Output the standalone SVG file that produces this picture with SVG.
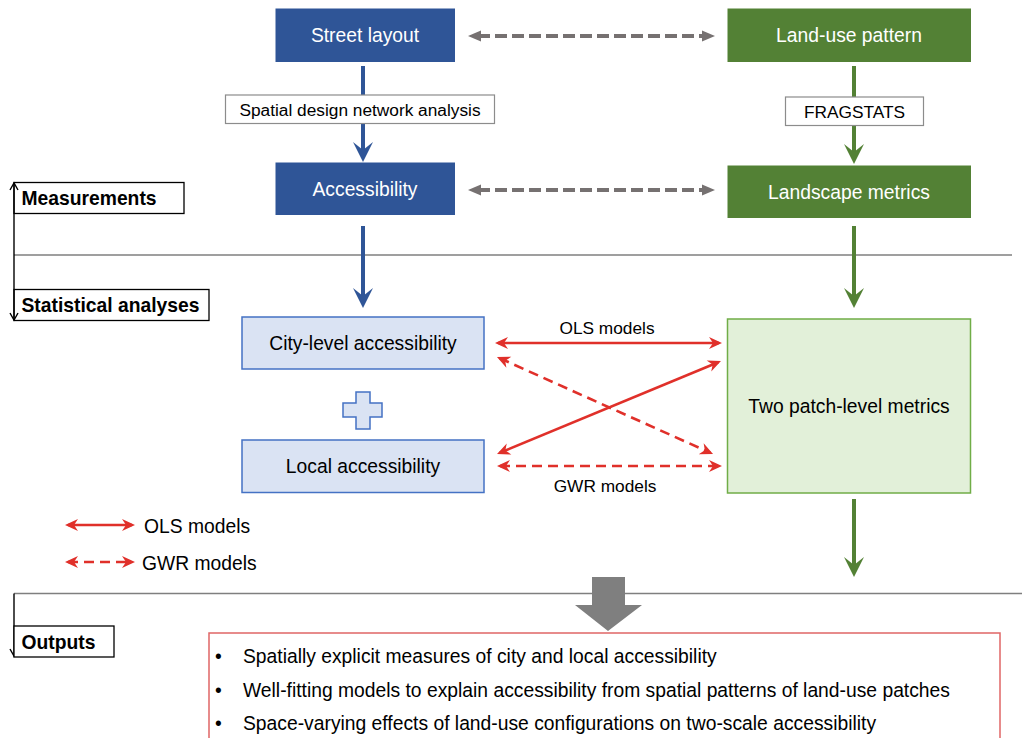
<svg xmlns="http://www.w3.org/2000/svg" width="1022" height="738" viewBox="0 0 1022 738">
<style>
text{font-family:"Liberation Sans",Arial,sans-serif;font-size:19.3px;fill:#000}
.w{fill:#fff;text-anchor:middle}
.c{text-anchor:middle}
.s{font-size:17.3px}
.b{font-weight:bold}
.dark-b{fill:#2F5597;stroke:#2F5597}
.dark-g{fill:#538135;stroke:#538135}
.lb{fill:#DAE3F3;stroke:#4472C4;stroke-width:1.5}
.lg{fill:#E2F0D9;stroke:#70AD47;stroke-width:1.5}
.lab{fill:#fff;stroke:#8C8C8C;stroke-width:1.2}
.tag{fill:#fff;stroke:#000;stroke-width:1.3}
.sep{stroke:#7F7F7F;stroke-width:1.5;fill:none}
.vb{stroke:#000;stroke-width:1.4;fill:none}
.blue{stroke:#2F5597;stroke-width:4;fill:none}
.green{stroke:#538135;stroke-width:4;fill:none}
.gd{stroke:#767171;stroke-width:4;stroke-dasharray:12 5;fill:none}
.rs{stroke:#E0302A;stroke-width:2.6;fill:none}
.rd{stroke:#E0302A;stroke-width:2.6;stroke-dasharray:10 6;fill:none}
</style>
<defs>
<marker id="mBlue" markerUnits="userSpaceOnUse" orient="auto" overflow="visible" refX="-8" refY="0" markerWidth="1" markerHeight="1"><path d="M-20,-10 L0,0 L-20,10 L-12,0 Z" fill="#2F5597"/></marker>
<marker id="mGreen" markerUnits="userSpaceOnUse" orient="auto" overflow="visible" refX="-8" refY="0" markerWidth="1" markerHeight="1"><path d="M-20,-10 L0,0 L-20,10 L-12,0 Z" fill="#538135"/></marker>
<marker id="mGray" markerUnits="userSpaceOnUse" orient="auto-start-reverse" overflow="visible" refX="-10" refY="0" markerWidth="1" markerHeight="1"><path d="M-13,-5.5 L0,0 L-13,5.5 Z" fill="#767171"/></marker>
<marker id="mRed" markerUnits="userSpaceOnUse" orient="auto-start-reverse" overflow="visible" refX="-3" refY="0" markerWidth="1" markerHeight="1"><path d="M-13,-6 L0,0 L-13,6 L-9,0 Z" fill="#E0302A"/></marker>
<marker id="mBlk" markerUnits="userSpaceOnUse" orient="auto-start-reverse" overflow="visible" refX="0" refY="0" markerWidth="1" markerHeight="1"><path d="M-7,-4 L0,0 L-7,4" fill="none" stroke="#000" stroke-width="1.4"/></marker>
</defs>

<g id="separators">
<line class="sep" x1="14" y1="255" x2="1012" y2="255"/>
<line class="sep" x1="14" y1="593.5" x2="1022" y2="593.5"/>
</g>

<g id="connectors">
<line class="blue" x1="363" y1="66" x2="363" y2="154" marker-end="url(#mBlue)"/>
<line class="green" x1="854" y1="66" x2="854" y2="156" marker-end="url(#mGreen)"/>
<line class="blue" x1="363" y1="226" x2="363" y2="300" marker-end="url(#mBlue)"/>
<line class="green" x1="854" y1="226" x2="854" y2="300" marker-end="url(#mGreen)"/>
<line class="green" x1="854" y1="499" x2="854" y2="569" marker-end="url(#mGreen)"/>
<line class="gd" x1="478" y1="36" x2="705" y2="36" marker-start="url(#mGray)" marker-end="url(#mGray)"/>
<line class="gd" x1="478" y1="190" x2="705" y2="190" marker-start="url(#mGray)" marker-end="url(#mGray)"/>
<line class="rs" x1="498" y1="343" x2="719" y2="343" marker-start="url(#mRed)" marker-end="url(#mRed)"/>
<line class="rd" x1="499.7" y1="358.2" x2="710.3" y2="452.8" marker-start="url(#mRed)" marker-end="url(#mRed)"/>
<line class="rs" x1="499.8" y1="452.8" x2="718.2" y2="362.2" marker-start="url(#mRed)" marker-end="url(#mRed)"/>
<line class="rd" x1="500" y1="466" x2="719" y2="466" marker-start="url(#mRed)" marker-end="url(#mRed)"/>
<text class="c s" x="607" y="334">OLS models</text>
<text class="c s" x="605" y="491.5">GWR models</text>
</g>

<g id="street-layout">
<rect class="dark-b" x="276" y="9" width="178.5" height="52.5"/>
<text class="w" x="365" y="42">Street layout</text>
</g>
<g id="land-use-pattern">
<rect class="dark-g" x="728" y="9" width="242.5" height="52.5"/>
<text class="w" x="849" y="42">Land-use pattern</text>
</g>
<g id="sdna-label">
<rect class="lab" x="225.5" y="95" width="269" height="28.5"/>
<text class="c s" x="360" y="115.5">Spatial design network analysis</text>
</g>
<g id="fragstats-label">
<rect class="lab" x="785.5" y="97" width="138" height="28.5"/>
<text class="c s" x="854.5" y="117.5">FRAGSTATS</text>
</g>
<g id="accessibility">
<rect class="dark-b" x="276" y="163" width="178.5" height="51.5"/>
<text class="w" x="365" y="195.5">Accessibility</text>
</g>
<g id="landscape-metrics">
<rect class="dark-g" x="728" y="166" width="242.5" height="51.5"/>
<text class="w" x="849" y="198.5">Landscape metrics</text>
</g>

<g id="measurements">
<rect class="tag" x="14" y="182.5" width="170" height="31"/>
<text class="b" x="21.5" y="205">Measurements</text>
</g>
<g id="statistical-analyses">
<rect class="tag" x="14" y="289.5" width="195" height="31"/>
<text class="b" x="21.5" y="312">Statistical analyses</text>
</g>

<g id="stage-arrows">
<line class="vb" x1="14" y1="183" x2="14" y2="320" marker-start="url(#mBlk)" marker-end="url(#mBlk)"/>
<line class="vb" x1="14" y1="593.5" x2="14" y2="656" marker-end="url(#mBlk)"/>
</g>

<g id="city-level">
<rect class="lb" x="242" y="317" width="242" height="52"/>
<text class="c" x="363" y="350">City-level accessibility</text>
</g>
<g id="plus">
<path class="lb" d="M356,392 H370 V403 H382 V417 H370 V429 H356 V417 H343 V403 H356 Z"/>
</g>
<g id="local">
<rect class="lb" x="242" y="440" width="242" height="52.5"/>
<text class="c" x="363" y="473">Local accessibility</text>
</g>
<g id="two-patch">
<rect class="lg" x="727.5" y="319" width="243" height="174"/>
<text class="c" x="849" y="413">Two patch-level metrics</text>
</g>

<g id="legend">
<line class="rs" x1="68" y1="525" x2="132" y2="525" marker-start="url(#mRed)" marker-end="url(#mRed)"/>
<text x="144" y="532.5">OLS models</text>
<line class="rd" x1="68" y1="562" x2="132" y2="562" marker-start="url(#mRed)" marker-end="url(#mRed)" stroke-dasharray="8 6"/>
<text x="142" y="570">GWR models</text>
</g>

<g id="big-arrow">
<polygon points="592,577 625,577 625,605 642,605 608,631 575,605 592,605" fill="#7F7F7F"/>
</g>

<g id="outputs">
<rect class="tag" x="14" y="626" width="100" height="31"/>
<text class="b" x="21.5" y="648.5">Outputs</text>
</g>

<g id="outputs-list">
<rect x="209" y="633" width="791" height="130" fill="#fff" stroke="#E06666" stroke-width="1.5"/>
<text x="215" y="663">•</text>
<text x="243" y="663">Spatially explicit measures of city and local accessibility</text>
<text x="215" y="697">•</text>
<text x="243" y="697">Well-fitting models to explain accessibility from spatial patterns of land-use patches</text>
<text x="215" y="730">•</text>
<text x="243" y="730">Space-varying effects of land-use configurations on two-scale accessibility</text>
</g>
</svg>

(The task) Transcribe the full listing character for character. Pictures are excluded.

(Final result)
Output the standalone SVG file that produces this picture with SVG.
<svg xmlns="http://www.w3.org/2000/svg" width="1022" height="738" viewBox="0 0 1022 738">
<style>
text{font-family:"Liberation Sans",Arial,sans-serif;font-size:19.3px;fill:#000}
.w{fill:#fff;text-anchor:middle}
.c{text-anchor:middle}
.s{font-size:17.3px}
.b{font-weight:bold}
.dark-b{fill:#2F5597;stroke:#2F5597}
.dark-g{fill:#538135;stroke:#538135}
.lb{fill:#DAE3F3;stroke:#4472C4;stroke-width:1.5}
.lg{fill:#E2F0D9;stroke:#70AD47;stroke-width:1.5}
.lab{fill:#fff;stroke:#8C8C8C;stroke-width:1.2}
.tag{fill:#fff;stroke:#000;stroke-width:1.3}
.sep{stroke:#7F7F7F;stroke-width:1.5;fill:none}
.vb{stroke:#000;stroke-width:1.4;fill:none}
.blue{stroke:#2F5597;stroke-width:4;fill:none}
.green{stroke:#538135;stroke-width:4;fill:none}
.gd{stroke:#767171;stroke-width:4;stroke-dasharray:12 5;fill:none}
.rs{stroke:#E0302A;stroke-width:2.6;fill:none}
.rd{stroke:#E0302A;stroke-width:2.6;stroke-dasharray:10 6;fill:none}
</style>
<defs>
<marker id="mBlue" markerUnits="userSpaceOnUse" orient="auto" overflow="visible" refX="-8" refY="0" markerWidth="1" markerHeight="1"><path d="M-20,-10 L0,0 L-20,10 L-12,0 Z" fill="#2F5597"/></marker>
<marker id="mGreen" markerUnits="userSpaceOnUse" orient="auto" overflow="visible" refX="-8" refY="0" markerWidth="1" markerHeight="1"><path d="M-20,-10 L0,0 L-20,10 L-12,0 Z" fill="#538135"/></marker>
<marker id="mGray" markerUnits="userSpaceOnUse" orient="auto-start-reverse" overflow="visible" refX="-10" refY="0" markerWidth="1" markerHeight="1"><path d="M-13,-5.5 L0,0 L-13,5.5 Z" fill="#767171"/></marker>
<marker id="mRed" markerUnits="userSpaceOnUse" orient="auto-start-reverse" overflow="visible" refX="-3" refY="0" markerWidth="1" markerHeight="1"><path d="M-13,-6 L0,0 L-13,6 L-9,0 Z" fill="#E0302A"/></marker>
<marker id="mBlk" markerUnits="userSpaceOnUse" orient="auto-start-reverse" overflow="visible" refX="0" refY="0" markerWidth="1" markerHeight="1"><path d="M-7,-4 L0,0 L-7,4" fill="none" stroke="#000" stroke-width="1.4"/></marker>
</defs>

<g id="separators">
<line class="sep" x1="14" y1="255" x2="1012" y2="255"/>
<line class="sep" x1="14" y1="593.5" x2="1022" y2="593.5"/>
</g>

<g id="connectors">
<line class="blue" x1="363" y1="66" x2="363" y2="154" marker-end="url(#mBlue)"/>
<line class="green" x1="854" y1="66" x2="854" y2="156" marker-end="url(#mGreen)"/>
<line class="blue" x1="363" y1="226" x2="363" y2="300" marker-end="url(#mBlue)"/>
<line class="green" x1="854" y1="226" x2="854" y2="300" marker-end="url(#mGreen)"/>
<line class="green" x1="854" y1="499" x2="854" y2="569" marker-end="url(#mGreen)"/>
<line class="gd" x1="478" y1="36" x2="705" y2="36" marker-start="url(#mGray)" marker-end="url(#mGray)"/>
<line class="gd" x1="478" y1="190" x2="705" y2="190" marker-start="url(#mGray)" marker-end="url(#mGray)"/>
<line class="rs" x1="498" y1="343" x2="719" y2="343" marker-start="url(#mRed)" marker-end="url(#mRed)"/>
<line class="rd" x1="499.7" y1="358.2" x2="710.3" y2="452.8" marker-start="url(#mRed)" marker-end="url(#mRed)"/>
<line class="rs" x1="499.8" y1="452.8" x2="718.2" y2="362.2" marker-start="url(#mRed)" marker-end="url(#mRed)"/>
<line class="rd" x1="500" y1="466" x2="719" y2="466" marker-start="url(#mRed)" marker-end="url(#mRed)"/>
<text class="c s" x="607" y="334">OLS models</text>
<text class="c s" x="605" y="491.5">GWR models</text>
</g>

<g id="street-layout">
<rect class="dark-b" x="276" y="9" width="178.5" height="52.5"/>
<text class="w" x="365" y="42">Street layout</text>
</g>
<g id="land-use-pattern">
<rect class="dark-g" x="728" y="9" width="242.5" height="52.5"/>
<text class="w" x="849" y="42">Land-use pattern</text>
</g>
<g id="sdna-label">
<rect class="lab" x="225.5" y="95" width="269" height="28.5"/>
<text class="c s" x="360" y="115.5">Spatial design network analysis</text>
</g>
<g id="fragstats-label">
<rect class="lab" x="785.5" y="97" width="138" height="28.5"/>
<text class="c s" x="854.5" y="117.5">FRAGSTATS</text>
</g>
<g id="accessibility">
<rect class="dark-b" x="276" y="163" width="178.5" height="51.5"/>
<text class="w" x="365" y="195.5">Accessibility</text>
</g>
<g id="landscape-metrics">
<rect class="dark-g" x="728" y="166" width="242.5" height="51.5"/>
<text class="w" x="849" y="198.5">Landscape metrics</text>
</g>

<g id="measurements">
<rect class="tag" x="14" y="182.5" width="170" height="31"/>
<text class="b" x="21.5" y="205">Measurements</text>
</g>
<g id="statistical-analyses">
<rect class="tag" x="14" y="289.5" width="195" height="31"/>
<text class="b" x="21.5" y="312">Statistical analyses</text>
</g>

<g id="stage-arrows">
<line class="vb" x1="14" y1="183" x2="14" y2="320" marker-start="url(#mBlk)" marker-end="url(#mBlk)"/>
<line class="vb" x1="14" y1="593.5" x2="14" y2="656" marker-end="url(#mBlk)"/>
</g>

<g id="city-level">
<rect class="lb" x="242" y="317" width="242" height="52"/>
<text class="c" x="363" y="350">City-level accessibility</text>
</g>
<g id="plus">
<path class="lb" d="M356,392 H370 V403 H382 V417 H370 V429 H356 V417 H343 V403 H356 Z"/>
</g>
<g id="local">
<rect class="lb" x="242" y="440" width="242" height="52.5"/>
<text class="c" x="363" y="473">Local accessibility</text>
</g>
<g id="two-patch">
<rect class="lg" x="727.5" y="319" width="243" height="174"/>
<text class="c" x="849" y="413">Two patch-level metrics</text>
</g>

<g id="legend">
<line class="rs" x1="68" y1="525" x2="132" y2="525" marker-start="url(#mRed)" marker-end="url(#mRed)"/>
<text x="144" y="532.5">OLS models</text>
<line class="rd" x1="68" y1="562" x2="132" y2="562" marker-start="url(#mRed)" marker-end="url(#mRed)" stroke-dasharray="8 6"/>
<text x="142" y="570">GWR models</text>
</g>

<g id="big-arrow">
<polygon points="592,577 625,577 625,605 642,605 608,631 575,605 592,605" fill="#7F7F7F"/>
</g>

<g id="outputs">
<rect class="tag" x="14" y="626" width="100" height="31"/>
<text class="b" x="21.5" y="648.5">Outputs</text>
</g>

<g id="outputs-list">
<rect x="209" y="633" width="791" height="130" fill="#fff" stroke="#E06666" stroke-width="1.5"/>
<text x="215" y="663">•</text>
<text x="243" y="663">Spatially explicit measures of city and local accessibility</text>
<text x="215" y="697">•</text>
<text x="243" y="697">Well-fitting models to explain accessibility from spatial patterns of land-use patches</text>
<text x="215" y="730">•</text>
<text x="243" y="730">Space-varying effects of land-use configurations on two-scale accessibility</text>
</g>
</svg>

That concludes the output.